Chapter 11. Appropriate Data Structures and Algorithms

And this is a table ma'am. What in essence it consists of is a horizontal rectilinear plane surface maintained by four vertical columnar supports, which we call legs. The tables in this laboratory, ma'am, are as advanced in design as one will find anywhere in the world.

Michael Frayn, The Tin Men

In this chapter, we look at the performance problems that can stem from using an inappropriate or nonoptimal data structure. Of course, I cannot cover every possible structure. Instead, my focus is on how to performance-tune structures and associated algorithms. Those structures I do cover are provided as examples to give you an idea of how the tuning procedure looks.

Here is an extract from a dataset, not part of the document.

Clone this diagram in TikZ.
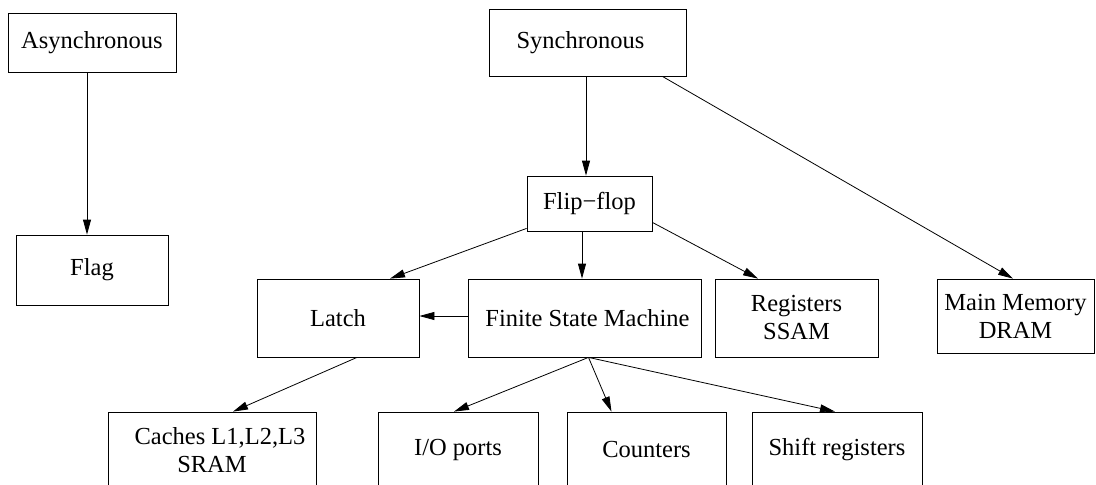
\documentclass[tikz,border=0pt]{standalone}
\usepackage{fontspec}
\setmainfont{Liberation Serif}
\usetikzlibrary{arrows.meta}
\begin{document}
\begin{tikzpicture}[x=1pt,y=-1pt,
  box/.style={draw, line width=0.8pt, rectangle, inner sep=0pt, align=center,
    font=\fontsize{24.5}{28}\selectfont},
  link/.style={line width=0.8pt, -{Triangle[length=15pt,width=8pt]}}]
  \clip (0,0) rectangle (1096,485);
  % top-level categories
  \node[box, minimum width=168pt, minimum height=59pt] (async) at (92,42.5) {Asynchronous};
  \node[box, minimum width=152pt, minimum height=70pt] (flag) at (92,270) {Flag};
  \node[box, minimum width=197pt, minimum height=67pt] (sync) at (587.5,42.5) {\hspace*{-14pt}Synchronous};
  \node[box, minimum width=125pt, minimum height=55pt] (ff) at (589.5,203.5) {Flip−flop};
  % second row
  \node[box, minimum width=162pt, minimum height=78pt] (latch) at (338,318) {Latch};
  \node[box, minimum width=233pt, minimum height=78pt] (fsm) at (584.5,318) {\hspace*{6pt}Finite State Machine};
  \node[box, minimum width=163pt, minimum height=78pt] (reg) at (796.5,318) {Registers\\SSAM};
  \node[box, minimum width=157pt, minimum height=74pt] (mm) at (1015.5,316) {Main Memory\\DRAM};
  % bottom row
  \node[box, minimum width=208pt, minimum height=76pt] (caches) at (212,450) {\hspace*{16pt}Caches L1,L2,L3\\SRAM};
  \node[box, minimum width=160pt, minimum height=76pt] (io) at (458,450) {I/O ports};
  \node[box, minimum width=159pt, minimum height=76pt] (cnt) at (646.5,450) {Counters};
  \node[box, minimum width=170pt, minimum height=76pt] (shift) at (837,450) {Shift registers};
  % connectors
  \draw[link] ([xshift=-5pt]async.south) -- ([xshift=-5pt]flag.north);
  \draw[link] (sync.south -| ff.north) ++(-3.5pt,0) coordinate (s1) -- (s1 |- ff.north);
  \draw[link] ([xshift=-24pt]sync.south east) -- ([xshift=-2.5pt]mm.north);
  \draw[link] ([yshift=3pt]ff.south west) -- ([xshift=52pt]latch.north);
  \draw[link] (fsm.north |- ff.south) ++(-2.5pt,0) coordinate (f1) -- (f1 |- fsm.north);
  \draw[link] ([yshift=9pt]ff.south east) -- ([xshift=-38.5pt]reg.north);
  \draw[link] ([yshift=2pt]fsm.west) -- ([yshift=2pt]latch.east);
  \draw[link] ([xshift=19pt]latch.south) -- ([xshift=21pt]caches.north);
  \coordinate (fo) at ([xshift=4pt]fsm.south);
  \draw[link] (fo) -- ([xshift=-4pt]io.north);
  \draw[link] (fo) -- ([xshift=-35pt]cnt.north);
  \draw[link] (fo) -- ([xshift=-2pt]shift.north);
\end{tikzpicture}
\end{document}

For performance-tuning purposes, be aware of alternative structures and algorithms, and always consider the possibility of switching to one of these alternatives rather than tuning the structure and algorithm that is already being used. Being aware of alternative data structures requires extensive reading of computer literature.[1] One place to start is with the JDK code. Look at the structures that are provided and make sure that you know all about the available classes. There are already several good books on data structures and algorithms in Java, as well as many packages available from the Web with extensive documentation and often source code too. Some popular computer magazines include articles about structures and algorithms (see Chapter 19).[2]

[1] An interesting analysis of performance-tuning a "traveling salesman" problem is made by Jon Bentley in his article "Analysis of Algorithms," Dr. Dobb's Journal, April 1999.

[2] The classic reference is The Art of Computer Programming by Donald Knuth (Addison Wesley). A more Java-specific book is Data Structures and Algorithm Analysis in Java by Mark Weiss (Peachpit Press).

When tuning, you often need to switch one implementation of a class with a more optimal implementation. Switching data structures is easier because you are in an object-oriented environment, so you can usually replace one or a few classes with different implementations while keeping all the interfaces and signatures the same.

When tuning algorithms, one factor that should pop to the front of your mind concerns the scaling characteristics of the algorithms you use. For example, bubblesort is an O(n2) algorithm while quicksort is O(nlogn). (The concept of "order of magnitude" statistics is described in Section 9.3 in Chapter 9.) This tells you nothing about absolute times for using either of these algorithms for sorting elements, but it does clearly tell you that quicksort has better scaling characteristics, and so is likely to be a better candidate as your collections increase in size. Similarly, hash tables have an O(1) searching algorithm where an array requires O(n) searching.